X is often split into train_X and test_X inside the cross-validation loop, and the corresponding splits for C are train_C and test_C. Then, the estimator classes (e.g. Residualize()) from confounds library are used in the following easy manner:

resid = Residualize()          # instantiation. You could choose different models
# NOTE 2nd argument to transform method are confounding variables, not target values
resid.fit(train_X, train_C)    # training on X and C

# NOTE 2nd argument to transform method are confounding variables, not target values
deconf_train_X = resid.transform(train_X, train_C)   # deconfounding train_X
deconf_test_X  = resid.transform(test_X , test_C)    #      and then test_X

That’s it.

You can also replace Residualize() with Augment() (which simply concatenates the covariates values to X horizontally) as well as DummyDeconfounding() which does nothing but return X back.

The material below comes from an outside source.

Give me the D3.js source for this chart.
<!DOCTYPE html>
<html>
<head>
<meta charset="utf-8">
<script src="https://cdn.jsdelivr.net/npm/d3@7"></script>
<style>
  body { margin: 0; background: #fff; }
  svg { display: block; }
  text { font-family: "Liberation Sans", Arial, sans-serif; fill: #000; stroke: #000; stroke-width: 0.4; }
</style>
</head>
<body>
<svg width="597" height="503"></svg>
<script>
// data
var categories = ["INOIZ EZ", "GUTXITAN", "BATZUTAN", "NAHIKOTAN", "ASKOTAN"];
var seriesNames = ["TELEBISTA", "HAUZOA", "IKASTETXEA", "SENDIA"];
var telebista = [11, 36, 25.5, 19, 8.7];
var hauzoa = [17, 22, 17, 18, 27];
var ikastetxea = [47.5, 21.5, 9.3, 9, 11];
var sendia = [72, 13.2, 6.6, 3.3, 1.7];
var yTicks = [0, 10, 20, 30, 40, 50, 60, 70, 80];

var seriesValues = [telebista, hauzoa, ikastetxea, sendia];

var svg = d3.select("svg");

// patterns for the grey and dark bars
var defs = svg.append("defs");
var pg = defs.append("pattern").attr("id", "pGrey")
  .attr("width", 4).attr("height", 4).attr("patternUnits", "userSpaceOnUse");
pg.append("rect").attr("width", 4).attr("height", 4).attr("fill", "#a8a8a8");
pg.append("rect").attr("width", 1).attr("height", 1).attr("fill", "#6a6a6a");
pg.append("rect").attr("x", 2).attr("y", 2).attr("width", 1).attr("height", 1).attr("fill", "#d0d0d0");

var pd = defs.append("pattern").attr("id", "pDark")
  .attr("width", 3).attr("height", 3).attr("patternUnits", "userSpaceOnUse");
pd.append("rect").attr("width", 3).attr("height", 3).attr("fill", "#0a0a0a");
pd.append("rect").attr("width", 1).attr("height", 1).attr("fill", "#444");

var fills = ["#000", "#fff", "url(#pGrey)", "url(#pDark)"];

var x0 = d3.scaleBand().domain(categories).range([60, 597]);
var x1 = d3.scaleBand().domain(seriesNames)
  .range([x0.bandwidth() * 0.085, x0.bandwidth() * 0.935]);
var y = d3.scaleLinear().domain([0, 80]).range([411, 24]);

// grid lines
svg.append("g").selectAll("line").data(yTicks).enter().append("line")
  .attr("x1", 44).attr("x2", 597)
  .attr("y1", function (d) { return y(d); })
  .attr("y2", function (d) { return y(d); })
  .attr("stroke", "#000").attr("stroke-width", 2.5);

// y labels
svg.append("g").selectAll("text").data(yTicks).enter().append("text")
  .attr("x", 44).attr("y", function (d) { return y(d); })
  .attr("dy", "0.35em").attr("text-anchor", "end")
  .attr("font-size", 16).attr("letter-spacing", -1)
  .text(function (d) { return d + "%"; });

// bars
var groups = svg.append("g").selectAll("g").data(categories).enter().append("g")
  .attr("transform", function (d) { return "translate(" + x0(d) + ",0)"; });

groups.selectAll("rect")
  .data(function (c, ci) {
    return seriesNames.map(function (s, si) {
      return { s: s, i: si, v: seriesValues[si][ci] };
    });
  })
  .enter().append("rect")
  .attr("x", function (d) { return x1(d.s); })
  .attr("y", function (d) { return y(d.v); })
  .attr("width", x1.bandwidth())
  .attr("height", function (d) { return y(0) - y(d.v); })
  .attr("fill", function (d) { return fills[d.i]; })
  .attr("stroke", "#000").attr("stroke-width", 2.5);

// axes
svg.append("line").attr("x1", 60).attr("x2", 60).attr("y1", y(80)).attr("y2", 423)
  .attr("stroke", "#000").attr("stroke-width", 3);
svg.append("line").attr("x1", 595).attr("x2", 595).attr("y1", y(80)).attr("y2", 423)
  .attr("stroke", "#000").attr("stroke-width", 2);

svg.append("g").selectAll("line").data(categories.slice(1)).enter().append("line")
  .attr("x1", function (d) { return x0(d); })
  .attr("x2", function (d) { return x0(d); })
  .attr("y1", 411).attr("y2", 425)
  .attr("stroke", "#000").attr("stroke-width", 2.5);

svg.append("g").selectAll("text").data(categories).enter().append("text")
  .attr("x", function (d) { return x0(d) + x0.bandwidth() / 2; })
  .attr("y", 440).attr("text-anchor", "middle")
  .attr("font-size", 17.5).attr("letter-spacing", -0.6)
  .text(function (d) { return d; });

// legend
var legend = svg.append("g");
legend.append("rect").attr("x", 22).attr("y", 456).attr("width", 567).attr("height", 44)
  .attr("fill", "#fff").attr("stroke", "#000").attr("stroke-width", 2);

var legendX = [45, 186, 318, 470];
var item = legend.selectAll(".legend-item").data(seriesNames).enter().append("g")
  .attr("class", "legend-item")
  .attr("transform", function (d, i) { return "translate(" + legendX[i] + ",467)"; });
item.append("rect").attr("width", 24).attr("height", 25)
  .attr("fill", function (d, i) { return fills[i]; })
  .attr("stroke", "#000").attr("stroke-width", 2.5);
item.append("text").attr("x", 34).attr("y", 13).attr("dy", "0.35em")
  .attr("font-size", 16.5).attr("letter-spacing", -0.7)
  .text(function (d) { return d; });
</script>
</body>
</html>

Here is an broader example showing how the deconfouding classes can be used in a full cross-validation loop:

for iter in range(num_CV_iters):

    train_data, test_data, train_targets, original_test_targets = split_ds(dataset, iter)
    # split_ds() could be as simple as train_test_split() from sklearn, when you are
    #  using a simple flat numerical-only numpy-array based feature set.
    #  I discourage ndarray in favour of pyradigm, ideal for linked tables of mixed-data-types
    train_X, train_C, test_X , test_C = get_covariates(train_data, test_data)

    resid = Residualize()
    resid.fit(train_X, train_C)
    # NOTE 2nd argument here are covariates, not y (targets)
    deconf_train_X = resid.transform(train_X, train_C)
    deconf_test_X  = resid.transform(test_X , test_C)
    # make sure you transform both test/train sets with the same estimator!

    # wrapper containing calls to GridSearchCV() etc
    # pipeline here is the predictive model, sequence of sklearn estimators
    best_pipeline = optimize_pipeline(pipeline, deconf_train_X, train_targets)
    predicted_test_targets = best_pipeline.predict(deconf_test_X)
    results[iter] = evaluate_performance(predicted_test_targets, original_test_targets)

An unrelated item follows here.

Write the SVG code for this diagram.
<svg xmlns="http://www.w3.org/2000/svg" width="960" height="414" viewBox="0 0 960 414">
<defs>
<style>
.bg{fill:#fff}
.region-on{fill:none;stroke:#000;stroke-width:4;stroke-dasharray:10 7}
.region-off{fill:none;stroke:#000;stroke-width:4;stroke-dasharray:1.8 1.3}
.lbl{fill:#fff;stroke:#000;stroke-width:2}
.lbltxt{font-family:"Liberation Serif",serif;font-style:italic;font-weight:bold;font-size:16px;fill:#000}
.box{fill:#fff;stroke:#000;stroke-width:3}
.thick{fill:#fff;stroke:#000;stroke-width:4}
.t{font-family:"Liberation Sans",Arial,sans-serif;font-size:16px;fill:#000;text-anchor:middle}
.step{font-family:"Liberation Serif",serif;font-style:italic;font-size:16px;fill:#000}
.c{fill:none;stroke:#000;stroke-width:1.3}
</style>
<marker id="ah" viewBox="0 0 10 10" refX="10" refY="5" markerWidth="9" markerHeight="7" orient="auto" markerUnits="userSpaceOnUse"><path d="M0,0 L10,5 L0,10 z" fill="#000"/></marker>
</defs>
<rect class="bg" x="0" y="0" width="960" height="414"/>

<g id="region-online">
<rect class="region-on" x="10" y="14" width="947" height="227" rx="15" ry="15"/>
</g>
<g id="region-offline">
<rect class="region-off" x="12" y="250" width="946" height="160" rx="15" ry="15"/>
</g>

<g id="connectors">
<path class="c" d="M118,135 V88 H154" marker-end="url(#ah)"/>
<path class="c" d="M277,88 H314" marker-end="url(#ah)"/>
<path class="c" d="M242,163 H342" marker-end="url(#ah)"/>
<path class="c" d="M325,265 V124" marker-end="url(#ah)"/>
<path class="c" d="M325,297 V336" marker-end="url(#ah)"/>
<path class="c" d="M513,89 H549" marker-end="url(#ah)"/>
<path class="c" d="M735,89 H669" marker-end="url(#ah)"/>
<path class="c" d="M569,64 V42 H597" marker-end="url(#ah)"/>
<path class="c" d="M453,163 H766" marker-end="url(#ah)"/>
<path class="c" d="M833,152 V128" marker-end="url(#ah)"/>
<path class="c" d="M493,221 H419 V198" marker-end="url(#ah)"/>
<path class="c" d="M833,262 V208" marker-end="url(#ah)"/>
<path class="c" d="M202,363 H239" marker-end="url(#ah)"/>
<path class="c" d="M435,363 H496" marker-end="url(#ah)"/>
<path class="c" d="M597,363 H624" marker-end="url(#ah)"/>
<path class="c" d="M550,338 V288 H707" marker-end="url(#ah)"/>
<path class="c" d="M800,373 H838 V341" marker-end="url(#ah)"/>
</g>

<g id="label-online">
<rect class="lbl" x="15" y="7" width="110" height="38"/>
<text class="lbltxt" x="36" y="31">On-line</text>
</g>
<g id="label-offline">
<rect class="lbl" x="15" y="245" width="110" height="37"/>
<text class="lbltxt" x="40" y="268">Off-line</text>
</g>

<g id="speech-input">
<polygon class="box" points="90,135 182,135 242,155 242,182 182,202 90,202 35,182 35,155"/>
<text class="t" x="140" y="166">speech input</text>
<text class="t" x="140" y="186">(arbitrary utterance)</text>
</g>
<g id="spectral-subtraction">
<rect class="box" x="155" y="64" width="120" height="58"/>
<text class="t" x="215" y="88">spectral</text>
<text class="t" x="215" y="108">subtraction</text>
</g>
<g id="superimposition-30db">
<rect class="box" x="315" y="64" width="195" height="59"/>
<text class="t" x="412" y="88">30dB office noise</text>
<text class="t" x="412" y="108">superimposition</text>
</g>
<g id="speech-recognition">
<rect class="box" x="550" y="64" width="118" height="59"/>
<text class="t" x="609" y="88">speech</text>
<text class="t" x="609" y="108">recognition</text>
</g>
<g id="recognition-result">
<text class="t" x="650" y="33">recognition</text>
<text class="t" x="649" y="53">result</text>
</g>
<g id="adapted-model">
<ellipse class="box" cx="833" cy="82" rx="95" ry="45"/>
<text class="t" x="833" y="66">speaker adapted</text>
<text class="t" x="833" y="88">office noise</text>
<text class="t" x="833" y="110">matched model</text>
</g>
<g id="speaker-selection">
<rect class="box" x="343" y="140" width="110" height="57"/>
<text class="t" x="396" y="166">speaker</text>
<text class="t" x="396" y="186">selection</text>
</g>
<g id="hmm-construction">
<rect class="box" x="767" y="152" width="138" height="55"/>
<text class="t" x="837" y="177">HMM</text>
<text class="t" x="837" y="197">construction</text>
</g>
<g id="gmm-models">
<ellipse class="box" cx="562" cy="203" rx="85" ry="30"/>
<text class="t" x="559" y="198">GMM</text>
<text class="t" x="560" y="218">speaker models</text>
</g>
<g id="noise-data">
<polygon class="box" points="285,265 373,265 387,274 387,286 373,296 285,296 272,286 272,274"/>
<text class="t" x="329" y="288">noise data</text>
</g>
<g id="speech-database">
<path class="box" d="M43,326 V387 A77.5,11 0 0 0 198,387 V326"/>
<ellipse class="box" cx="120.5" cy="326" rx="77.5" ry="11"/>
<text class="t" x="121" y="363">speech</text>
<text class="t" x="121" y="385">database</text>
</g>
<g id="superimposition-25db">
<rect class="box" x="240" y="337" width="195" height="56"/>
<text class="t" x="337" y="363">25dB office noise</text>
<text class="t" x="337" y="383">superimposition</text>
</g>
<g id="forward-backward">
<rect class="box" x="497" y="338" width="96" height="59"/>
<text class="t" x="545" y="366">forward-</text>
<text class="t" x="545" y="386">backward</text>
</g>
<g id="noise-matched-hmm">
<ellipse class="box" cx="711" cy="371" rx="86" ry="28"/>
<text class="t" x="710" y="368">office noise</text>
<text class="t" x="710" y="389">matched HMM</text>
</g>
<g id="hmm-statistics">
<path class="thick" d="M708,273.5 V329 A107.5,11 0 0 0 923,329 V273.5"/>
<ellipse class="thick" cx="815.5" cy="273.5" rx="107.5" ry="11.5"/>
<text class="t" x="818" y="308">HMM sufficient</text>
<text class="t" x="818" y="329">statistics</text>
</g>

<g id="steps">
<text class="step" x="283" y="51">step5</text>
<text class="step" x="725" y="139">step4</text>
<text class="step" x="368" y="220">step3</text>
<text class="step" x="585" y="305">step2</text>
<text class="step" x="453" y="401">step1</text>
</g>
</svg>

If the above example is confusing or you disagree with it, please let me know. Appreciate your help in improving the methods and documentation. Thanks much!

Note

Only Residualize(model='linear'), Augment() and DummyDeconfounding() methods are considered usable and stable. The rest are yet to be developed, and subject to change without notice.

Warning

Scikit-learn does not offer the ability to pass in covariates (or any other variables) besides X and y to their estimators. So, although classes from this confounds library act as scikit-learn estimators (passing estimator checks), they should NOT be used in a scikit-learn pipeline interface e.g. to pass it on GridSearchCV or similar convenience classes for optimization purposes.

Note

I highly recommend using the pyradigm data structure to manage the features and covariates of a given dataset, using the classes ClassificationDataset and RegressionDataset. The latest version of pyradigm also provides the MultiDatasetClassify and MultiDatasetRegress classes that would make this data management even easier when engaging in comparisons across multiple modalities/feature-sets on the same sample (same subjects with same covariates). Check it out at this URL https://raamana.github.io/pyradigm/.